The bulk of the interviews dealt with local issues, with Netanyahu’s characteristically aggressive Israeli interlocutors pressing him on Israel’s housing crisis, excessive spending at his personal residences and a Likud video that compared Israeli government workers to Hamas — for which Netanyahu apologized.

Netanyahu sounded most confident when it came to opposing the Iranian nuclear program and taking a hard line on concessions to the Palestinians. The prime minister claimed that while he’s willing to stand up even to allies — as he did in his speech to Congress earlier this month — Herzog and Livni have less backbone.

“The trouble is, the Palestinians, half are controlled by an Iranian power in Gaza and half are on their way there,” he told Walla. “I said sincerely that any proposal for withdrawal, if we execute it, will give us not peace, not coexistence, not a demilitarized [Palestinian] state, but an armed state that will threaten Israel.”

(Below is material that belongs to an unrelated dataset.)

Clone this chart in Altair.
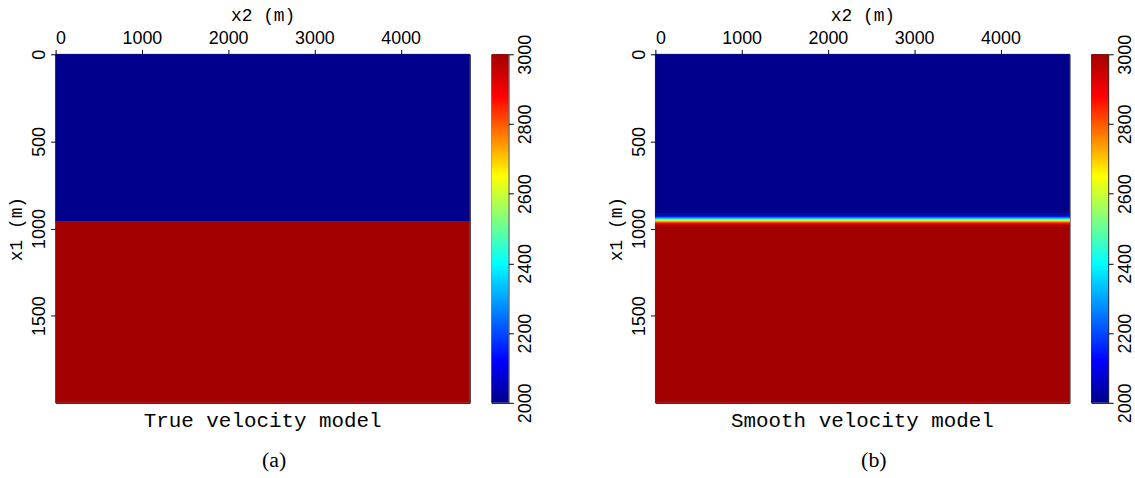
import altair as alt
import pandas as pd

# ---- data ----
x_extent = [0, 4800]          # x2 (m)
depth_extent = [0, 2000]      # x1 (m)
vel_domain = [2000, 3000]     # velocity colour range

# True model: two layers
true_top = [0, 960]
true_bottom = [960, 2000]
true_vel = [2000, 3000]

# Smooth model: thin bands across the interface
smooth_top = [0, 915, 920, 925, 930, 935, 940, 945, 950, 955, 960, 965, 970, 975, 980, 985, 990]
smooth_bottom = [915, 920, 925, 930, 935, 940, 945, 950, 955, 960, 965, 970, 975, 980, 985, 990, 2000]
smooth_vel = [2000, 2010, 2030, 2070, 2130, 2220, 2330, 2440, 2550, 2650, 2750, 2830, 2900, 2945, 2975, 2990, 3000]

# jet-like colour map
jet_values = [2000, 2120, 2400, 2650, 2880, 3000]
jet_colors = ["#00008C", "#0000FF", "#00FFFF", "#FFFF00", "#FF0000", "#A30000"]

x_ticks = [0, 1000, 2000, 3000, 4000]
y_ticks = [0, 500, 1000, 1500]
cbar_ticks = [2000, 2200, 2400, 2600, 2800, 3000]

titles = ["True velocity model", "Smooth velocity model"]
letters = ["(a)", "(b)"]

PW, PH = 417, 351
CW = 17

color_scale = alt.Scale(domain=jet_values, range=jet_colors, interpolate="rgb")


def heat_panel(top, bottom, vel, title, letter):
    df = pd.DataFrame({"xa": [x_extent[0]] * len(top), "xb": [x_extent[1]] * len(top),
                       "top": top, "bottom": bottom, "vel": vel})
    rect = alt.Chart(df).mark_rect(strokeWidth=0.6).encode(
        x=alt.X("xa:Q",
                scale=alt.Scale(domain=x_extent, nice=False, zero=False),
                axis=alt.Axis(orient="top", values=x_ticks, title="x2 (m)", format="d",
                              labelFont="Liberation Sans", labelFontSize=18,
                              titleFont="Liberation Mono", titleFontSize=18,
                              titleFontWeight="normal", labelPadding=2, titlePadding=5,
                              tickSize=5, domain=False, grid=False)),
        x2="xb:Q",
        y=alt.Y("top:Q",
                scale=alt.Scale(domain=depth_extent, reverse=True, nice=False, zero=False),
                axis=alt.Axis(orient="left", values=y_ticks, title="x1 (m)", format="d",
                              labelFont="Liberation Sans", labelFontSize=18,
                              labelAngle=270, labelAlign="center", labelBaseline="bottom",
                              titleFont="Liberation Mono", titleFontSize=18,
                              titleFontWeight="normal", labelPadding=2, titlePadding=5,
                              tickSize=5, domain=False, grid=False)),
        y2="bottom:Q",
        color=alt.Color("vel:Q", scale=color_scale, legend=None),
        stroke=alt.Stroke("vel:Q", scale=color_scale, legend=None),
    )
    ttl = alt.Chart(pd.DataFrame({"label": [title]})).mark_text(
        font="Liberation Mono", fontSize=21, baseline="alphabetic", align="center",
        color="black"
    ).encode(text="label:N", x=alt.value(PW / 2), y=alt.value(375))
    lab = alt.Chart(pd.DataFrame({"label": [letter]})).mark_text(
        font="Liberation Serif", fontSize=22, baseline="alphabetic", align="center",
        color="black"
    ).encode(text="label:N", x=alt.value(220), y=alt.value(416))
    return alt.layer(rect, ttl, lab).properties(width=PW, height=PH)


def colorbar():
    stops = [alt.GradientStop(color=c, offset=(v - vel_domain[0]) / (vel_domain[1] - vel_domain[0]))
             for v, c in zip(jet_values, jet_colors)]
    grad = alt.LinearGradient(gradient="linear", stops=stops, x1=0, x2=0, y1=1, y2=0)
    df = pd.DataFrame({"lo": [vel_domain[0]], "hi": [vel_domain[1]]})
    return alt.Chart(df).mark_rect(color=grad).encode(
        y=alt.Y("lo:Q",
                scale=alt.Scale(domain=vel_domain, nice=False, zero=False),
                axis=alt.Axis(orient="right", values=cbar_ticks, title=None, format="d",
                              labelFont="Liberation Sans", labelFontSize=18,
                              labelAngle=270, labelAlign="center", labelBaseline="top",
                              labelPadding=3, tickSize=5, domain=False, grid=False)),
        y2="hi:Q",
    ).properties(width=CW, height=PH)


group_a = alt.hconcat(heat_panel(true_top, true_bottom, true_vel, titles[0], letters[0]),
                      colorbar(), spacing=20)
group_b = alt.hconcat(heat_panel(smooth_top, smooth_bottom, smooth_vel, titles[1], letters[1]),
                      colorbar(), spacing=20)

chart = alt.hconcat(group_a, group_b, spacing=72).properties(
    padding={"left": 7, "top": 4, "right": 0, "bottom": 0},
    background="white",
).configure_view(
    stroke="black", strokeWidth=1
).configure_axis(
    labelColor="black", titleColor="black", tickColor="black"
)

chart.save("out.html", embed_options={"renderer": "svg", "actions": False})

The interview circuit even contained a pair of gaffes — once each from Netanyahu and Herzog. Netanyahu, speaking to the Jerusalem Post, blamed the now-defunct centrist Kadima party for withdrawing from Gaza in 2006. In fact, it was Likud that withdrew from Gaza in 2005, ahead of Kadima’s founding — a move Netanyahu supported at the time.

And responding to the prime minister during the debate, Herzog accidentally declared he would “ensure a united Netanyahu under Israeli sovereignty,” giving his opponent a hearty laugh. Presumably, Herzog meant to say a united Jerusalem, though he did not seem to catch his mistake.